Going into your pantry for those canned goods and dry beans can make some easy additions to that lettuce and leftovers that are sitting in that ever-warming fridge. (providing you ‘prepped yourself’ with those canned goods and dried beans!)
Here are a couple of easy recipes to get you going with some ideas.
- 1/4 cup olive oil
- 2 tablespoons red wine vinegar
- salt and black pepper
- 2 medium zucchini, halved and sliced
- 1 can kidney beans, rinsed
- 1 small shallot, sliced
- 1/4 cup chopped salted roasted almonds
- 1/4 cup chopped fresh dill
- 1 cup bulgur
- 1 cup goat cheese, crumbled
Place the bulgur in a separate large bowl. Add water to about 2″ over the beans, cover, and let stand until tender, 12-24 hours; drain.
Whisk together the oil, vinegar, ¾ teaspoon salt, and ¼ teaspoon pepper in a large bowl.
Add the zucchini, beans, shallot, almonds, and dill and toss to combine. Let stand, tossing occasionally, until the zucchini softens slightly, 10 to 15 minutes.
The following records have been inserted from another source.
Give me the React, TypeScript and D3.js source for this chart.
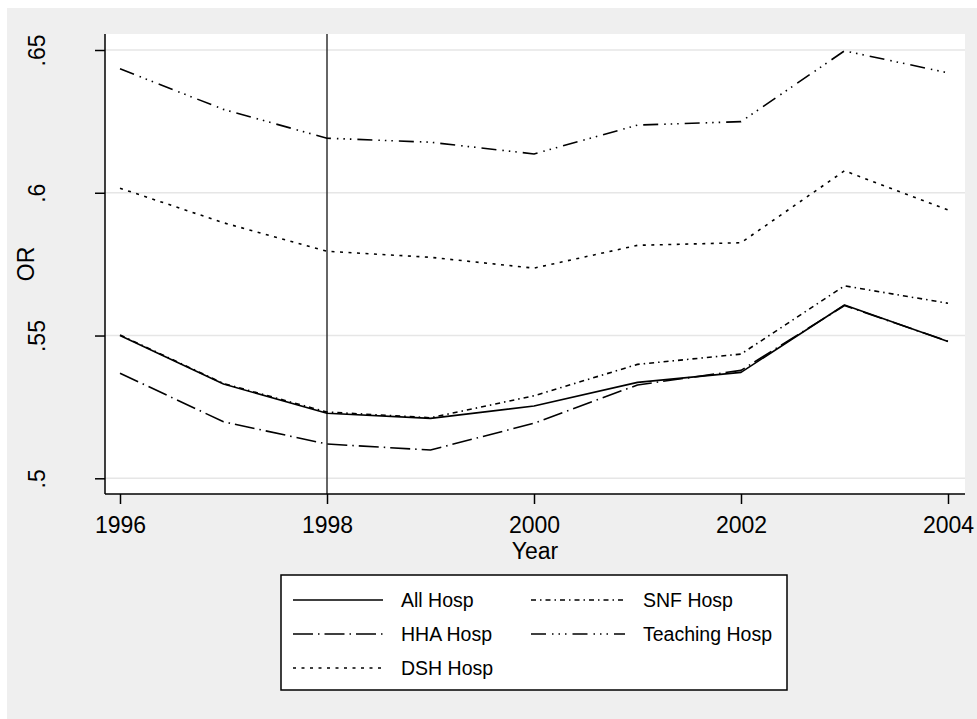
import React, { useEffect, useRef } from 'react';
import * as d3 from 'd3';

// odds ratios by year
const years = [1996, 1997, 1998, 1999, 2000, 2001, 2002, 2003, 2004];
const allHosp = [0.550, 0.533, 0.5228, 0.521, 0.5253, 0.5336, 0.5371, 0.5607, 0.5479];
const snfHosp = [0.5502, 0.5332, 0.5232, 0.5212, 0.5289, 0.5399, 0.5435, 0.5674, 0.5613];
const hhaHosp = [0.5368, 0.5198, 0.512, 0.5099, 0.5193, 0.5327, 0.5378, 0.5605, 0.548];
const teachingHosp = [0.6434, 0.6292, 0.6191, 0.6177, 0.6136, 0.6237, 0.6249, 0.6497, 0.642];
const dshHosp = [0.6016, 0.5895, 0.5795, 0.5774, 0.5736, 0.5816, 0.5825, 0.6077, 0.594];

const seriesNames = ['All Hosp', 'SNF Hosp', 'HHA Hosp', 'Teaching Hosp', 'DSH Hosp'];
const seriesValues = [allHosp, snfHosp, hhaHosp, teachingHosp, dshHosp];

const xTicks = [1996, 1998, 2000, 2002, 2004];
const yTicks = [0.5, 0.55, 0.6, 0.65];
const yTickLabels = ['.5', '.55', '.6', '.65'];
const refYear = 1998;
const xTitle = 'Year';
const yTitle = 'OR';

const W = 977;
const H = 719;
const FONT = '"Liberation Sans", Arial, Helvetica, sans-serif';

// stata-ish line patterns, same order as seriesNames
const dashes = ['', '5,4,1.5,4', '20,5,1.5,5', '15,6,1.5,5,1.5,5,1.5,6', '3,5.5'];

const App = () => {
  const ref = useRef<SVGSVGElement>(null);

  useEffect(() => {
    const svg = d3.select(ref.current);
    svg.selectAll('*').remove();

    const plot = { left: 105, right: 965, top: 34, bottom: 494 };

    const x = d3.scaleLinear().domain([1996, 2004]).range([120, 948]);
    const y = d3.scaleLinear().domain([0.5, 0.65]).range([478.3, 50]);

    // graph region
    svg.append('rect')
      .attr('x', 7).attr('y', 8)
      .attr('width', W - 7).attr('height', H - 8)
      .attr('fill', '#efefef');

    // plot region
    svg.append('rect')
      .attr('x', plot.left).attr('y', plot.top)
      .attr('width', plot.right - plot.left).attr('height', plot.bottom - plot.top)
      .attr('fill', '#ffffff');

    // gridlines
    svg.append('g').selectAll('line')
      .data(yTicks)
      .enter().append('line')
      .attr('x1', plot.left).attr('x2', plot.right)
      .attr('y1', d => y(d)).attr('y2', d => y(d))
      .attr('stroke', '#e6e6e6')
      .attr('stroke-width', 1.5);

    // reference line at 1998
    svg.append('line')
      .attr('x1', x(refYear)).attr('x2', x(refYear))
      .attr('y1', plot.top).attr('y2', plot.bottom)
      .attr('stroke', '#333333')
      .attr('stroke-width', 1.5);

    const lineGen = d3.line<number>()
      .x((d, i) => x(years[i]))
      .y(d => y(d));

    seriesValues.forEach((vals, i) => {
      svg.append('path')
        .attr('d', lineGen(vals))
        .attr('fill', 'none')
        .attr('stroke', '#000')
        .attr('stroke-width', 1.6)
        .attr('stroke-dasharray', dashes[i] || null)
        .attr('stroke-linejoin', 'round');
    });

    // axis lines
    svg.append('line')
      .attr('x1', plot.left).attr('x2', plot.left)
      .attr('y1', plot.top).attr('y2', plot.bottom)
      .attr('stroke', '#000').attr('stroke-width', 1.5);
    svg.append('line')
      .attr('x1', plot.left).attr('x2', plot.right)
      .attr('y1', plot.bottom).attr('y2', plot.bottom)
      .attr('stroke', '#000').attr('stroke-width', 1.5);

    // x axis
    const gx = svg.append('g')
      .attr('transform', `translate(0,${plot.bottom})`)
      .call(d3.axisBottom(x).tickValues(xTicks).tickSize(10).tickSizeOuter(0).tickFormat(d3.format('d')));
    gx.select('.domain').remove();
    gx.selectAll('.tick line').attr('stroke', '#000').attr('stroke-width', 1.5);
    gx.selectAll('.tick text')
      .attr('y', 39).attr('dy', null)
      .attr('fill', '#000')
      .style('font-family', FONT).style('font-size', '23px');

    // y axis
    const gy = svg.append('g')
      .attr('transform', `translate(${plot.left},0)`)
      .call(d3.axisLeft(y).tickValues(yTicks).tickSize(10).tickSizeOuter(0)
        .tickFormat((d, i) => yTickLabels[i]));
    gy.select('.domain').remove();
    gy.selectAll('.tick line').attr('stroke', '#000').attr('stroke-width', 1.5);
    gy.selectAll('.tick text')
      .attr('x', null).attr('dy', null)
      .attr('transform', 'translate(-60,0) rotate(-90)')
      .attr('text-anchor', 'middle')
      .attr('fill', '#000')
      .style('font-family', FONT).style('font-size', '23px');

    // axis titles
    svg.append('text')
      .attr('x', (plot.left + plot.right) / 2).attr('y', 559)
      .attr('text-anchor', 'middle')
      .style('font-family', FONT).style('font-size', '23px')
      .text(xTitle);
    svg.append('text')
      .attr('transform', `translate(34,${(plot.top + plot.bottom) / 2}) rotate(-90)`)
      .attr('text-anchor', 'middle')
      .style('font-family', FONT).style('font-size', '23px')
      .text(yTitle);

    // legend
    const lg = svg.append('g');
    lg.append('rect')
      .attr('x', 281).attr('y', 575)
      .attr('width', 506).attr('height', 115)
      .attr('fill', '#fff')
      .attr('stroke', '#000')
      .attr('stroke-width', 1.5);

    const colX = [293, 531];
    const sampleLen = [90, 94];
    seriesNames.forEach((name, i) => {
      const col = i % 2;
      const row = Math.floor(i / 2);
      const cy = 600 + row * 34;
      lg.append('line')
        .attr('x1', colX[col]).attr('x2', colX[col] + sampleLen[col])
        .attr('y1', cy).attr('y2', cy)
        .attr('stroke', '#000')
        .attr('stroke-width', 1.6)
        .attr('stroke-dasharray', dashes[i] || null);
      lg.append('text')
        .attr('x', colX[col] + sampleLen[col] + 18)
        .attr('y', cy + 7)
        .style('font-family', FONT).style('font-size', '19.5px')
        .text(name);
    });
  }, []);

  return (
    <svg
      ref={ref}
      width={W}
      height={H}
      style={{ position: 'absolute', left: 0, top: 0, display: 'block' }}
    />
  );
};

export default App;
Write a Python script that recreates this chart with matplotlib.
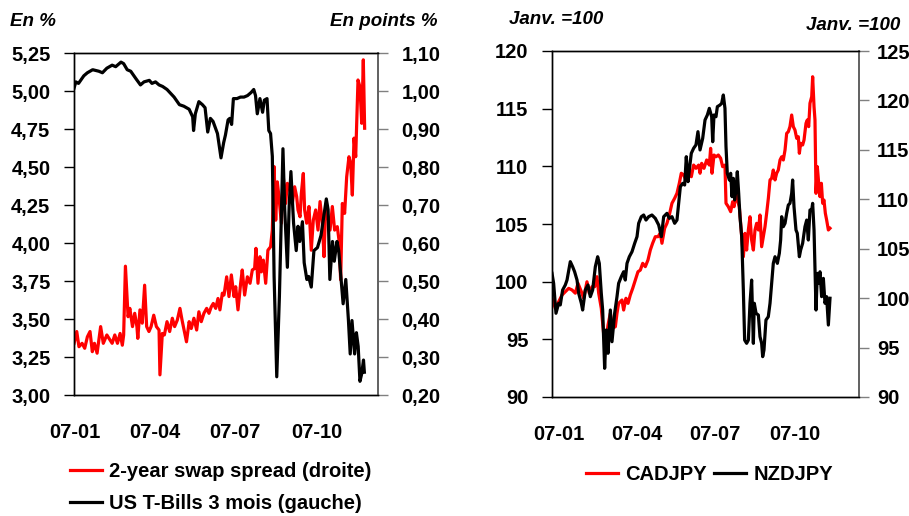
import numpy as np
import matplotlib
matplotlib.use("Agg")
import matplotlib.pyplot as plt
from matplotlib.ticker import FuncFormatter

plt.rcParams['font.family'] = ['Liberation Sans', 'DejaVu Sans']
plt.rcParams['font.weight'] = 'bold'

# x values are days since 2007-01-01
tick_days = [0, 90, 181, 273]
tick_labels = ['07-01', '07-04', '07-07', '07-10']

# US T-Bills 3 mois (left axis, %)
tbill_days = [-1, 1, 4, 10, 14, 20, 27, 31, 36, 42, 46, 52, 55, 59, 63, 69, 74, 78, 84, 87,
              91, 95, 99, 104, 112, 118, 123, 129, 133, 134, 136, 140, 144, 147, 150, 153, 156, 161, 165,
              168, 170, 173, 175, 177, 179, 183, 187, 191, 195, 199, 202, 204, 206, 209, 212, 214, 217,
              219, 221, 223, 225, 228, 231, 233, 235, 237, 240, 242, 244, 247, 250, 252, 254, 257, 259,
              262, 264, 267, 270, 274, 278, 281, 284, 286, 288, 291, 293, 296, 298, 301, 303, 306, 309,
              311, 313, 316, 318, 320, 322, 324, 326, 327]
tbill = [5.02, 5.06, 5.05, 5.10, 5.12, 5.14, 5.13, 5.12, 5.15, 5.17, 5.16, 5.19, 5.18, 5.14, 5.13,
         5.08, 5.04, 5.06, 5.07, 5.05, 5.06, 5.04, 5.03, 5.01, 4.96, 4.91, 4.90, 4.88, 4.83, 4.74,
         4.85, 4.93, 4.91, 4.89, 4.73, 4.82, 4.80, 4.72, 4.56,
         4.66, 4.71, 4.81, 4.82, 4.78, 4.95, 4.95, 4.96, 4.96, 4.97, 4.99, 5.01, 4.97, 4.85, 4.95,
         4.86, 4.94, 4.95, 4.74, 4.72, 4.57, 3.78, 3.12, 3.65, 4.13, 4.62, 4.22, 3.84, 4.24, 4.47,
         4.13, 3.95, 4.11, 4.01, 4.14, 3.87, 3.76, 3.78, 3.71, 3.95, 3.97, 4.05, 4.17, 4.29, 4.22,
         3.76, 4.01, 3.88, 4.01, 3.95, 3.74, 3.60, 3.76, 3.49, 3.27, 3.49, 3.27, 3.41, 3.32, 3.09,
         3.14, 3.23, 3.15]

# 2-year swap spread (right axis, points %)
swap_days = [-1, 2, 4.5, 8, 11, 14, 17, 19.6, 22, 25, 29, 32, 36, 39.5, 42, 45, 48, 51, 53.5, 55,
             57, 60, 62, 65, 67.5, 70, 71, 73.4, 76, 78.7, 81, 83.6, 86, 89, 92, 95, 96, 98.7, 101,
             104, 107, 110, 112.6, 115.6, 118.6, 121, 124, 126, 129, 131.4, 134.4, 137.5, 140, 142.7,
             145.7, 148.8, 151.4, 154, 156.3, 159, 161.6, 163.8, 166.5,
             168.4, 171.4, 174, 176.7, 179.7, 181.6, 184.2, 187.2, 189, 191.7, 194.8, 197.8, 200.4,
             203, 204.5, 206.8, 209, 210.6, 212.8, 215.5, 218, 221, 223, 225, 226.8, 228.6, 230.5,
             233.2, 235.4, 238, 240, 243, 245.6, 248.2, 250.5, 252, 254.3, 255.8, 258, 259.5, 261.8,
             264.4, 267, 269.3, 272, 274.6, 276.9, 279.5, 281.4, 283.3, 285.9, 288.2, 290.8, 293.4,
             296.4, 298.3, 300.2, 302.1, 304.7, 307, 309.6, 311.5, 313.4, 315.3, 317.2, 319.8, 322,
             324, 325.8, 327.3]
swap = [0.336, 0.367, 0.327, 0.336, 0.323, 0.353, 0.367, 0.314, 0.336, 0.310, 0.380, 0.336, 0.358,
        0.345, 0.336, 0.358, 0.336, 0.362, 0.331, 0.358, 0.539, 0.406, 0.428, 0.380, 0.415, 0.380,
        0.349, 0.424, 0.389, 0.489, 0.380, 0.367, 0.380, 0.410, 0.380, 0.371, 0.253, 0.362, 0.358,
        0.393, 0.367, 0.402, 0.380, 0.397, 0.428, 0.397, 0.362, 0.340, 0.393, 0.375, 0.402, 0.371,
        0.419, 0.393, 0.415, 0.428, 0.415, 0.432, 0.441, 0.428, 0.454, 0.424, 0.468,
        0.463, 0.511, 0.459, 0.516, 0.459, 0.485, 0.424, 0.494, 0.529, 0.463, 0.511, 0.494, 0.529,
        0.533, 0.586, 0.494, 0.564, 0.524, 0.555, 0.494, 0.581, 0.590, 0.634, 0.801, 0.660, 0.761,
        0.722, 0.652, 0.774, 0.704, 0.757, 0.739, 0.704, 0.748, 0.722, 0.687, 0.669, 0.731, 0.783,
        0.687, 0.652, 0.696, 0.581, 0.660, 0.687, 0.634, 0.709, 0.652, 0.564, 0.696, 0.669, 0.634,
        0.696, 0.634, 0.643, 0.608, 0.503, 0.704, 0.678, 0.774, 0.827, 0.810, 0.726, 0.876, 0.827,
        1.029, 1.011, 0.915, 1.082, 0.902]

# CADJPY (left axis, Janv.=100)
cad_days = [-8.1, -4.2, -0.4, 3.5, 7.3, 11.2, 15.1, 18.9, 22, 25.9, 28.6, 32.4, 35.1, 38.2, 41.3, 44,
            46, 49, 51.7, 54.5, 56.8, 59.5, 62.2, 65.3, 67.2, 69.1, 73, 74.9, 77.6, 80, 82.6, 85.4,
            88.4, 91.5, 94.2, 97, 100, 103.1, 105.8, 108.5, 111.6, 114.7, 117.4, 119.3, 122.4, 125.1,
            127.8, 130.9, 134, 136.7, 139.4, 141.7, 144.4, 147.1, 150.2, 153.3, 156, 158.7, 161.8,
            163.4, 165.3, 168, 171.1, 174.2, 175.7, 177.3, 179.6, 181.9, 184.6, 187.3, 189.6, 192.3,
            193.5, 196.2, 198.9, 201.2, 202.8, 205.1, 206.6, 208.9, 211.7, 213.6, 215.5, 217.4, 219.4,
            221.3, 223.2, 225.2, 227.1, 229, 231, 232.9, 234.8, 236.8, 238.7, 240.6, 242.6, 244.5,
            246.4, 248.3, 250.3, 252.2, 254.1, 256.1, 258, 259.9, 261.9, 263.8, 265.7, 267.6, 269.6,
            271.5, 273.4, 275.4, 277.3, 278.5, 280, 282.3, 283.9, 286.2, 287.7, 289.3, 290.8, 292.8,
            293.9, 295.5, 296.6, 297.8, 299.3, 300.9, 302.4, 304, 305.5, 307, 308.6, 310.1, 312.1, 314]
cad = [98.56, 97.69, 98.26, 98.84, 99.13, 99.42, 99.28, 99.0, 99.86, 99.13, 98.56, 99.99, 99.0,
       99.56, 99.56, 100.43, 99.0, 97.69, 95.52, 94.94, 96.24, 97.26, 95.96, 96.1, 97.26, 98.12,
       98.41, 97.54, 98.56, 98.12, 98.84, 99.42, 100.14, 100.86, 101.0, 101.59, 101.3, 101.88,
       102.74, 103.33, 103.9, 103.9, 104.2, 103.33, 104.63, 105.06, 105.78, 106.8, 107.23, 107.66,
       108.53, 109.4, 109.25, 108.82, 109.68, 109.1, 110.11, 109.83, 110.11,
       109.4, 110.26, 109.83, 110.55, 110.11, 111.56, 109.4, 110.98, 110.83, 110.98, 110.7, 109.97,
       110.11, 106.8, 106.5, 106.07, 106.93, 106.5, 107.66, 107.08, 106.5, 103.9, 102.16, 104.19,
       102.74, 104.48, 105.63, 103.61, 102.74, 104.48, 105.06, 104.48, 105.78, 103.03, 103.9,
       104.77, 105.93, 107.25, 108.82, 108.96, 109.68, 108.82, 109.4, 109.68, 110.55, 110.83,
       110.55, 111.42, 112.86, 113.0, 113.44, 114.45, 113.44, 113.15, 112.43, 112.57, 111.13, 112.0,
       111.85, 112.28, 113.73, 114.02, 113.44, 115.47, 116.04, 117.77, 115.17, 114.02, 107.66,
       109.97, 108.53, 107.37, 108.53, 106.8, 107.08, 105.93, 105.35, 104.48, 104.63]

# NZDJPY (right axis, Janv.=100)
nzd_days = [-8.1, -6.2, -3.5, -0.4, 1.5, 4.2, 7.3, 9.3, 13.1, 15.8, 18.1, 20.9, 22.8, 25.9, 27.4,
            30.5, 33.6, 36.3, 39, 42.1, 44.8, 46.7, 49, 50.6, 52.9, 54.8, 56.8, 59.5, 61.4, 64.5,
            67.2, 69.1, 72.2, 74.9, 76.8, 78.8, 81.5, 84.6, 87.7, 90.4, 92.3, 95.4, 98.1, 100.8,
            103.9, 107.7, 111.6, 115.5, 118.6, 121.3, 125.1, 127.8, 130.9, 134, 136.7, 138.6, 140.6,
            143.3, 145.6, 147.5, 149.5, 151, 153.3, 156, 158.7, 161,
            163.4, 166.5, 169.2, 171.9, 174.2, 176.9, 178.1, 179.6, 181.9, 183.5, 186.6, 188.5, 190.4,
            192.3, 193.5, 195, 197.4, 198.9, 200.5, 202, 203.5, 205.1, 206.6, 208.2, 209.7, 211.7,
            213.6, 215.1, 217.4, 219.4, 221.3, 223.2, 225.2, 226.3, 228.3, 231, 232.9, 234.8, 236,
            237.5, 239.8, 242.5, 244.5, 246.4, 248.3, 250.3, 253, 255.3, 256.8, 258, 259.9, 261.9,
            263.8, 265.7, 267.6, 269.6, 270.7, 272.3, 274.6, 276.1, 278.5, 280, 282.3, 285, 287,
            288.9, 290.8, 292.8, 293.9, 295.5, 297.8, 299.3, 300.9, 302.4, 304.3, 306.3, 308.2,
            310.1, 312.1, 314]
nzd = [102.51, 101.5, 98.47, 99.48, 99.31, 100.82, 101.33, 101.83, 103.69, 103.18, 102.67, 101.83,
       100.49, 99.48, 98.8, 100.82, 101.33, 100.15, 100.82, 103.18, 104.19, 103.52, 100.49, 98.8,
       92.9, 96.78, 94.42, 98.8, 95.59, 98.47, 100.15, 101.5, 102.17, 102.67, 101.83, 103.52,
       104.19, 104.7, 105.55, 106.22, 107.57, 108.24, 108.41, 107.9, 108.24, 108.41, 108.07, 107.4,
       106.22, 108.24, 108.58, 108.07, 108.24, 107.57, 107.9, 109.59, 111.27, 111.61, 111.44,
       114.31, 111.78, 112.96, 114.65, 115.16, 115.5, 116.84,
       114.99, 116.17, 118.02, 118.53, 119.2, 118.35, 115.82, 118.53, 118.35, 119.37, 119.54,
       119.71, 120.55, 119.2, 115.32, 112.63, 111.95, 112.63, 110.26, 112.12, 109.93, 110.94,
       112.79, 110.6, 108.24, 106.22, 100.82, 95.76, 95.43, 95.76, 99.48, 101.83, 95.43, 99.48,
       98.47, 98.29, 96.1, 95.43, 94.08, 94.75, 97.79, 98.12, 99.48, 101.5, 103.52, 104.19, 103.52,
       104.54, 105.88, 108.24, 107.23, 107.57, 108.58, 109.42, 109.59, 110.6, 111.95, 109.25,
       106.89, 106.56, 104.19, 104.87, 105.55, 107.23, 107.9, 105.88, 108.92, 108.92, 109.59,
       106.89, 98.8, 102.51, 101.5, 102.67, 100.15, 102.0, 99.48, 100.15, 97.28, 99.99]

FS = 14.5
RED = '#ff0000'
LW = 2.3

comma2 = FuncFormatter(lambda v, p: f'{v:.2f}'.replace('.', ','))
int0 = FuncFormatter(lambda v, p: f'{v:.0f}')


def style(ax, axr, xlim, left_ticks, right_ticks, lfmt, rfmt, xpad, rpad):
    ax.set_xlim(*xlim)
    ax.set_xticks(tick_days)
    ax.set_xticklabels(tick_labels)
    ax.tick_params(axis='x', length=0, pad=xpad, labelsize=FS)
    ax.set_ylim(left_ticks[0], left_ticks[-1])
    ax.set_yticks(left_ticks)
    ax.yaxis.set_major_formatter(lfmt)
    ax.tick_params(axis='y', direction='out', length=7, width=1, pad=10,
                   labelsize=FS, color='black')
    axr.set_ylim(right_ticks[0], right_ticks[-1])
    axr.set_yticks(right_ticks)
    axr.yaxis.set_major_formatter(rfmt)
    axr.tick_params(axis='y', direction='out', length=7, width=1, pad=rpad,
                    labelsize=FS, color='#808080')
    for a in (ax, axr):
        for s in ('left', 'top', 'bottom'):
            a.spines[s].set_color('black')
            a.spines[s].set_linewidth(1)
        a.spines['right'].set_color('#606060')
        a.spines['right'].set_linewidth(1.2)


fig = plt.figure(figsize=(9.09, 5.16), dpi=100)

# left panel
ax1 = fig.add_axes([74 / 909, 1 - 395 / 516, 304 / 909, 342 / 516])
ax1r = ax1.twinx()
l_swap, = ax1r.plot(swap_days, swap, color=RED, lw=LW)
l_tb, = ax1.plot(tbill_days, tbill, color='black', lw=LW)
ax1.set_zorder(ax1r.get_zorder() + 1)
ax1.patch.set_visible(False)
style(ax1, ax1r, (-1.1, 342.4), np.arange(3.0, 5.26, 0.25), np.arange(0.2, 1.101, 0.1),
      comma2, comma2, 20, 10)

# right panel
ax2 = fig.add_axes([552 / 909, 1 - 397 / 516, 307 / 909, 346 / 516])
ax2r = ax2.twinx()
l_cad, = ax2.plot(cad_days, cad, color=RED, lw=LW)
l_nzd, = ax2r.plot(nzd_days, nzd, color='black', lw=LW)
style(ax2, ax2r, (-8.1, 347.6), np.arange(90, 121, 5), np.arange(90, 126, 5), int0, int0, 20, 6)

# header texts
tkw = dict(fontsize=13.5, fontweight='bold', style='italic', va='center')
fig.text(10 / 909, 1 - 22 / 516, 'En %', ha='left', **tkw)
fig.text(437 / 909, 1 - 22 / 516, 'En points %', ha='right', **tkw)
fig.text(509 / 909, 1 - 20 / 516, 'Janv. =100', ha='left', **tkw)
fig.text(900 / 909, 1 - 25 / 516, 'Janv. =100', ha='right', **tkw)

# legends
fig.legend([l_swap, l_tb], ['2-year swap spread (droite)', 'US T-Bills 3 mois (gauche)'],
           loc='upper left', bbox_to_anchor=(70 / 909, 1 - 462 / 516), frameon=False,
           fontsize=FS, handlelength=1.6, handletextpad=0.35, labelspacing=0.65,
           borderpad=0, borderaxespad=0)
fig.legend([l_cad, l_nzd], ['CADJPY', 'NZDJPY'], ncol=2,
           loc='upper left', bbox_to_anchor=(586 / 909, 1 - 465 / 516), frameon=False,
           fontsize=FS, handlelength=1.6, handletextpad=0.35, columnspacing=0.35,
           borderpad=0, borderaxespad=0)

fig.savefig('out.png', dpi=100)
Serve the bulgur topped with the zucchini salad and sprinkled with the goat cheese.
- 3 cans tuna, drained
- 3 tablespoons capers, chopped
- 5 tablespoons extra-virgin olive oil
- 4 teaspoons red wine vinegar
- salt and pepper
- 1 medium fennel bulb, thinly sliced
- 3/4 cup fresh flat-leaf parsley, roughly chopped
- 1 large baguette
In a medium bowl, combine the tuna, capers, 3 tablespoons of the oil, the vinegar, and ¼ teaspoon pepper.
In another bowl, combine the fennel, parsley, ¼ teaspoon each salt and pepper, and the remaining oil.
Cut the baguette in half lengthwise, then quarters or sixths crosswise. Divide among plates. Serve the tuna and fennel salads over the bread.
What was Learned On Off The Grid Cooking?
It’s a good idea to have more than one alternative for off the grid cooking methods available because anything can happen to render your primary method impossible to use.
Be sure to prepare beforehand, both to make sure you have several workable systems, and to practice cooking with it.
The last thing you need is to ruin a bunch of food when supplies are short! Better to make your mistakes when foodstuffs are in abundant supply.